A nonlinear momentum observer for sensorless robot collision detection under model uncertainties

Abstract Collision detection methods could reduce collision forces and improve safety during physical human-robot interaction without additional sensing devices. However, current collision detection methods result in an unavoidable trade-off between sensitivity to collisions, peaking value reduction near the initial time, and immunity to measurement noise. In this paper, a novel nonlinear extended state momentum observer (NESMO) is proposed for detecting collisions between a robot body and human under model uncertainties based on only position and current measurements. The collision detection method is divided into three steps. The first step is to identify the robot dynamic model. Then, we can deduce the generalized momentum-based state-space equations from the identified base dynamic parameters. The second step is to construct a NESMO. Benefiting from the fractional power function and the time-varying damping ratio, the NESMO achieves the required monitoring bandwidth with noise immunity.
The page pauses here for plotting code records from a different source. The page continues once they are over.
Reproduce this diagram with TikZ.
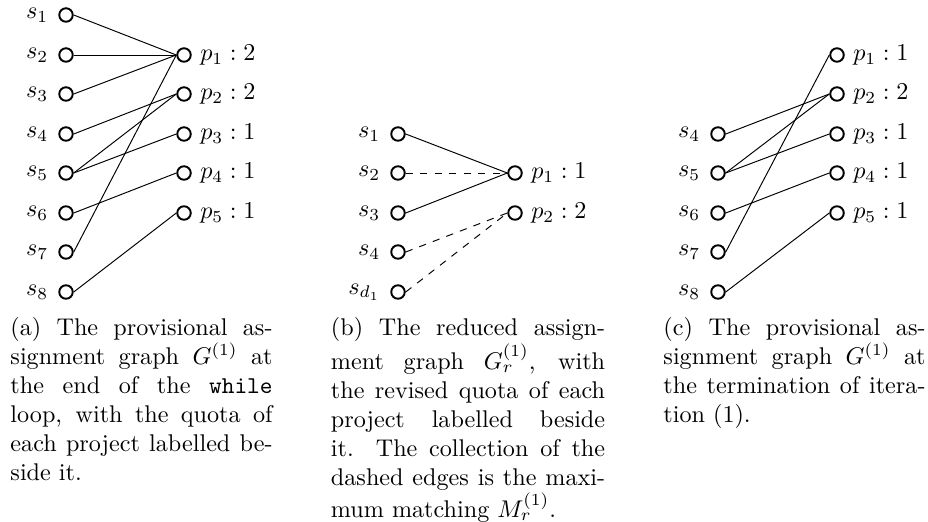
\documentclass[tikz,border=0pt]{standalone}
\begin{document}
\begin{tikzpicture}[x=0.414pt,y=-0.414pt,
  vtx/.style={draw,circle,line width=0.8pt,inner sep=0pt,minimum size=5.6pt},
  sl/.style={label={[label distance=0.6pt]left:#1}},
  pl/.style={label={right:#1}},
  lnk/.style={line width=0.4pt},
  mlnk/.style={lnk,dashed},
  captxt/.style={anchor=north west,inner sep=0pt,align=justify}]
\useasboundingbox (0,0) rectangle (928,522);
% ---------- (a)
\node[vtx,sl={$s_1$}] (a1) at (66,15) {};
\node[vtx,sl={$s_2$}] (a2) at (66,55) {};
\node[vtx,sl={$s_3$}] (a3) at (66,94) {};
\node[vtx,sl={$s_4$}] (a4) at (66,134) {};
\node[vtx,sl={$s_5$}] (a5) at (66,173) {};
\node[vtx,sl={$s_6$}] (a6) at (66,213) {};
\node[vtx,sl={$s_7$}] (a7) at (66,252) {};
\node[vtx,sl={$s_8$}] (a8) at (66,292) {};
\node[vtx,pl={$p_1:2$}] (ap1) at (184,55) {};
\node[vtx,pl={$p_2:2$}] (ap2) at (184,94) {};
\node[vtx,pl={$p_3:1$}] (ap3) at (184,134) {};
\node[vtx,pl={$p_4:1$}] (ap4) at (184,173) {};
\node[vtx,pl={$p_5:1$}] (ap5) at (184,213) {};
\draw[lnk] (a1.east) -- (ap1.west);
\draw[lnk] (a2.east) -- (ap1.west);
\draw[lnk] (a3.east) -- (ap1.west);
\draw[lnk] (a4.east) -- (ap2.west);
\draw[lnk] (a5.east) -- (ap2.west);
\draw[lnk] (a5.east) -- (ap3.west);
\draw[lnk] (a6.east) -- (ap4.west);
\draw[lnk] (a7.east) -- (ap1.west);
\draw[lnk] (a8.east) -- (ap5.west);
\node[captxt,text width=108.5pt] (capa) at (10,317) {(a) The provisional assignment graph $G^{(1)}$ at the end of the \texttt{while} loop, with the quota of each project labelled beside it.};
% ---------- (b)
\node[vtx,sl={$s_1$}] (b1) at (398,134) {};
\node[vtx,sl={$s_2$}] (b2) at (398,173) {};
\node[vtx,sl={$s_3$}] (b3) at (398,213) {};
\node[vtx,sl={$s_4$}] (b4) at (398,252) {};
\node[vtx,sl={$s_{d_1}$}] (b5) at (398,292) {};
\node[vtx,pl={$p_1:1$}] (bp1) at (515,173) {};
\node[vtx,pl={$p_2:2$}] (bp2) at (515,213) {};
\draw[lnk] (b1.east) -- (bp1.west);
\draw[mlnk] (b2.east) -- (bp1.west);
\draw[lnk] (b3.east) -- (bp1.west);
\draw[mlnk] (b4.east) -- (bp2.west);
\draw[mlnk] (b5.east) -- (bp2.west);
\node[captxt,text width=113.5pt] (capb) at (330.5,317) {(b) The reduced assignment graph $G_r^{(1)}$, with the revised quota of each project labelled beside it. The collection of the\linebreak{} dashed edges is the maxi-\linebreak{}mum matching $M_r^{(1)}$.};
% ---------- (c)
\node[vtx,sl={$s_4$}] (c4) at (718,134) {};
\node[vtx,sl={$s_5$}] (c5) at (718,173) {};
\node[vtx,sl={$s_6$}] (c6) at (718,213) {};
\node[vtx,sl={$s_7$}] (c7) at (718,252) {};
\node[vtx,sl={$s_8$}] (c8) at (718,292) {};
\node[vtx,pl={$p_1:1$}] (cp1) at (837,55) {};
\node[vtx,pl={$p_2:2$}] (cp2) at (837,94) {};
\node[vtx,pl={$p_3:1$}] (cp3) at (837,134) {};
\node[vtx,pl={$p_4:1$}] (cp4) at (837,173) {};
\node[vtx,pl={$p_5:1$}] (cp5) at (837,213) {};
\draw[lnk] (c4.east) -- (cp2.west);
\draw[lnk] (c5.east) -- (cp2.west);
\draw[lnk] (c5.east) -- (cp3.west);
\draw[lnk] (c6.east) -- (cp4.west);
\draw[lnk] (c7.east) -- (cp1.west);
\draw[lnk] (c8.east) -- (cp5.west);
\node[captxt,text width=108.5pt] (capc) at (663,317) {(c) The provisional assignment graph $G^{(1)}$ at the termination of iteration (1).};
\end{tikzpicture}
\end{document}
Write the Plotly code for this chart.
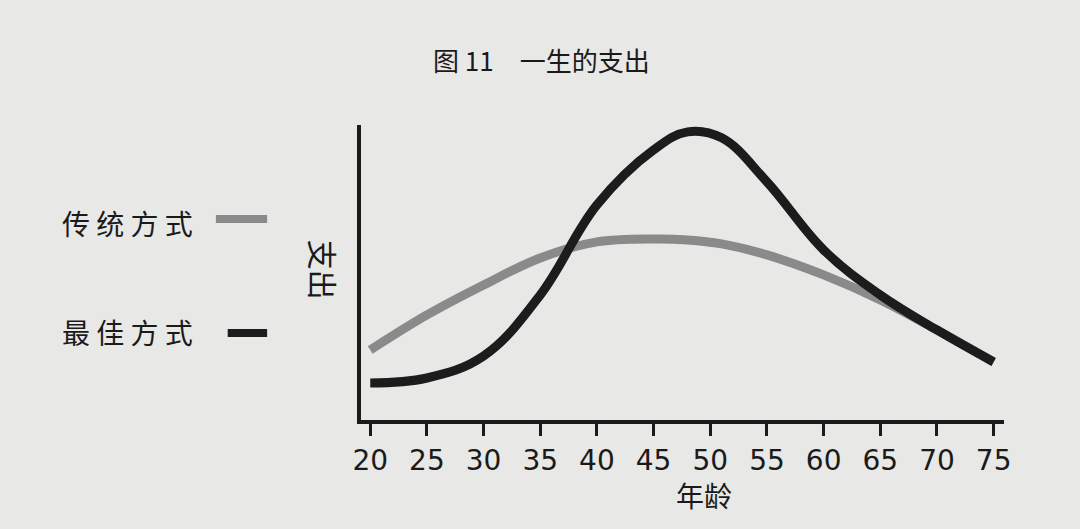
import plotly.graph_objects as go

ages = [20, 25, 30, 35, 40, 45, 48, 51, 55, 60, 65, 70, 75]
traditional = [70, 105, 135, 162, 178, 181, 180, 176, 165, 145, 120, 90, 58]
optimal = [37, 42, 64, 125, 215, 270, 288, 282, 238, 170, 125, 90, 58]
tick_ages = list(range(20, 80, 5))

FONT = "Noto Sans CJK SC"
BG = "#e8e8e6"
INK = "#1a1a1a"

fig = go.Figure()
fig.add_trace(go.Scatter(x=ages, y=traditional, mode="lines",
                         line=dict(color="#8a8a8a", width=9, shape="spline", smoothing=1.0), showlegend=False))
fig.add_trace(go.Scatter(x=ages, y=optimal, mode="lines",
                         line=dict(color="#1c1c1c", width=9, shape="spline", smoothing=1.1), showlegend=False))

fig.update_layout(
    width=1080, height=529,
    paper_bgcolor=BG, plot_bgcolor=BG,
    margin=dict(l=0, r=0, t=0, b=0),
    font=dict(family=FONT, color=INK),
    xaxis=dict(domain=[0.331, 0.935], range=[19.2, 75.9], tickvals=tick_ages, showgrid=False, zeroline=False,
               showline=True, linecolor=INK, linewidth=4, ticks="outside", ticklen=12, tickwidth=3,
               tickcolor=INK, tickfont=dict(size=28, family="DejaVu Sans")),
    yaxis=dict(domain=[0.206, 0.764], range=[0, 295], showgrid=False, zeroline=False, showticklabels=False,
               showline=True, linecolor=INK, linewidth=4),
)


def label(text, x, y, size, anchor="center", angle=0):
    fig.add_annotation(text=text, x=x / 1080, y=1 - y / 529, xref="paper", yref="paper", showarrow=False,
                       xanchor=anchor, yanchor="middle", textangle=angle,
                       font=dict(size=size, family=FONT, color=INK))


label("图 11　一生的支出", 540, 60, 26)
label("年龄", 705, 495, 28)
label("传 统 方 式", 52, 223, 28, anchor="left")
label("最 佳 方 式", 52, 332, 28, anchor="left")
label("支出", 320, 270, 30, angle=90)

fig.add_shape(type="line", xref="paper", yref="paper", x0=210 / 1080, x1=262 / 1080, y0=1 - 219 / 529,
              y1=1 - 219 / 529, line=dict(color="#8a8a8a", width=8))
fig.add_shape(type="line", xref="paper", yref="paper", x0=222 / 1080, x1=262 / 1080, y0=1 - 333 / 529,
              y1=1 - 333 / 529, line=dict(color="#1c1c1c", width=8))

fig.write_html("out.html", config={"displayModeBar": False},
               post_script="document.body.style.margin='0';")
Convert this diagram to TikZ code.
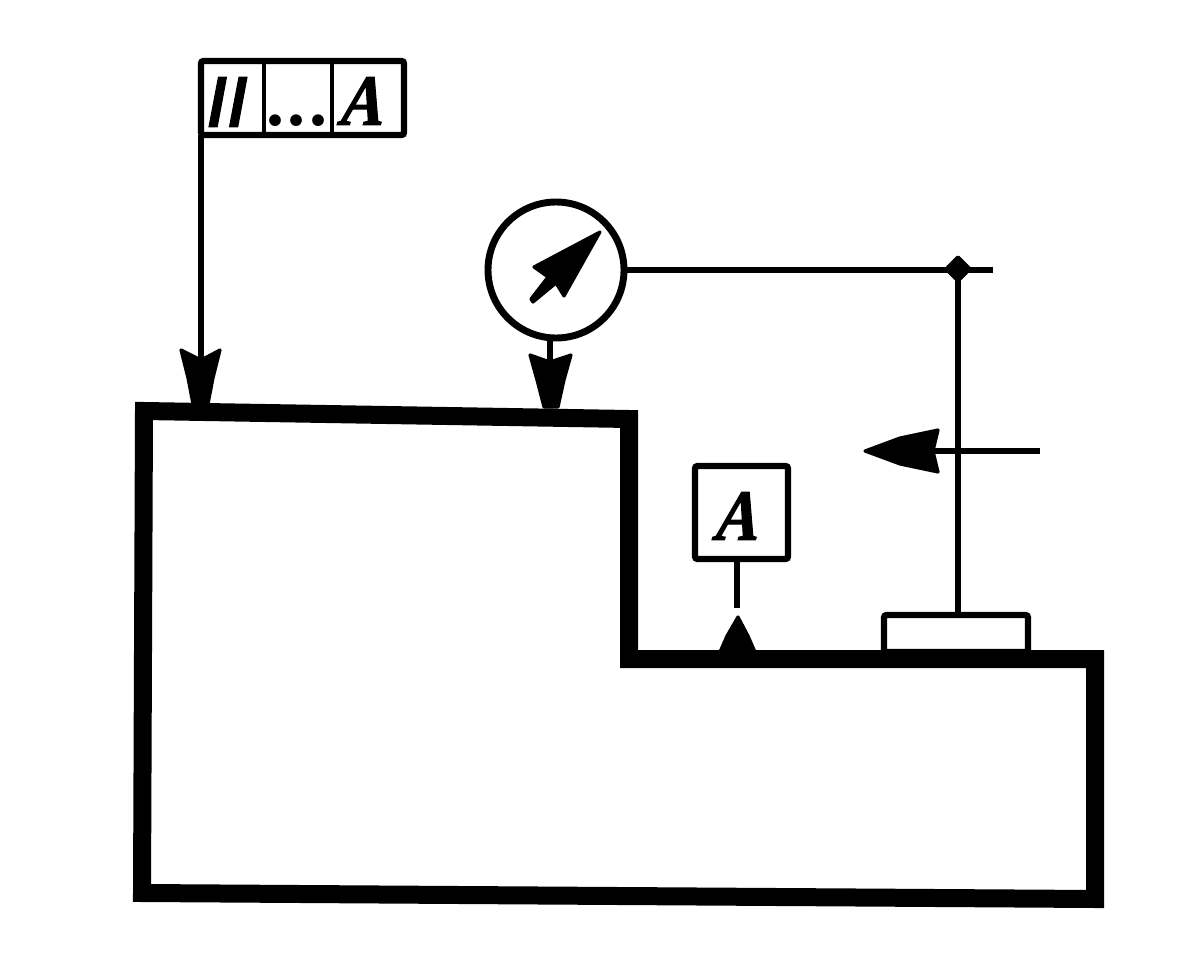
\documentclass[tikz,border=0pt]{standalone}
\usepackage{fontspec}
\setmainfont{Liberation Serif}
\newfontfamily\slashfont[FakeBold=2]{Liberation Sans}
\newfontfamily\letterfont[FakeStretch=0.9,FakeBold=1.5,FakeSlant=0.1]{Liberation Serif}
\tikzset{
  thickline/.style={line width=13.5pt,line join=miter},
  medline/.style={line width=4.8pt},
  thinline/.style={line width=3.8pt},
  ink/.style={fill=black,draw=black,line width=2.4pt,line join=round},
  box/.style={draw,medline,inner sep=0pt,outer sep=0pt,rectangle,rounded corners=2pt},
  lettering/.style={inner sep=0pt,outer sep=0pt,font=\fontsize{54}{54}\letterfont\bfseries\itshape\selectfont},
}
\begin{document}
\begin{tikzpicture}[x=0.75pt,y=-0.75pt]
\useasboundingbox[fill=white] (0,0) rectangle (1196,977);
% part outline
\draw[thickline] (144,411) -- (629,419) -- (629,659) -- (1095,659) -- (1095,899) -- (142,893) -- cycle;
% tolerance frame
\node[box,minimum width=152.25pt,minimum height=55.5pt] (frame) at (302.5,98) {};
\node[lettering,font=\fontsize{50}{50}\slashfont\bfseries\selectfont] (sym) at (228,102) {/\hspace{1.5pt}/};
\node[lettering] (fa) at (362,101) {A};
\node[inner sep=0pt,font=\fontsize{54}{54}\selectfont\bfseries] (dots) at (297,121) {.\hspace{3pt}.\hspace{3pt}.};
\coordinate (d1t) at (264,61); \coordinate (d1b) at (264,135);
\coordinate (d2t) at (332,61); \coordinate (d2b) at (332,135);
\draw[line width=2.4pt] (d1t) -- (d1b);
\draw[line width=2.8pt] (d2t) -- (d2b);
% left leader
\coordinate (ltop) at (201,135);
\coordinate (lnotch) at (201,360);
\draw[thinline] (ltop) -- (lnotch);
\fill[ink] (181,350) -- (201,360) -- (220,350) -- (213,378) -- (208,404) -- (193,404) -- (188,378) -- cycle;
% dial gauge
\node[draw,circle,line width=5.2pt,minimum size=102pt,inner sep=0pt,outer sep=0pt] (dial) at (556,270) {};
\fill[ink] (600,232) -- (534,267) -- (548,277) -- (531,299) -- (533,302) -- (556,283) -- (564,296) -- cycle;
\coordinate (dnotch) at (550,362);
\draw[thinline] (dial.south -| dnotch) -- (dnotch);
\fill[ink] (530,355) -- (550,362) -- (571,355) -- (564,380) -- (558,407) -- (544,407) -- (537,380) -- cycle;
% stand
\coordinate (hend) at (993,270);
\coordinate (joint) at (958,269);
\draw[thinline] (dial.east) -- (hend);
\fill[ink] (joint) ++(0,-12) -- ++(12,12) -- ++(-12,12) -- ++(-12,-12) -- cycle;
\node[box,minimum width=108pt,minimum height=27.75pt] (base) at (956,633.5) {};
\draw[thinline] (joint) -- (joint |- base.north);
% direction arrow
\coordinate (atail) at (1040,451);
\coordinate (anotch) at (934,451);
\draw[thinline] (atail) -- (anotch);
\fill[ink] (865,451) -- (900,438) -- (938,430) -- (933,451) -- (938,472) -- (900,464) -- cycle;
% datum box
\node[box,minimum width=69.75pt,minimum height=69.75pt] (datum) at (741.5,512.5) {};
\node[lettering] (da) at (737,516) {A};
\coordinate (dattip) at (737,608);
\draw[thinline] (da |- datum.south) -- (dattip);
\fill[ink] (738,617) -- (727,636) -- (720,652) -- (755,652) -- (748,636) -- cycle;
\end{tikzpicture}
\end{document}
The last step is to design a novel time-varying threshold (TVT) to distinguish the collision signal from the estimated lumped disturbance. As with the dynamic model parameters, the coefficients of TVT could be obtained by offline identification. Combined with NESMO, the method can provide timely and reliable collision detection and estimation under model uncertainties. Simulation and experimental results obtained using a 6-DOF robot manipulator illustrate the effectiveness of the proposed method.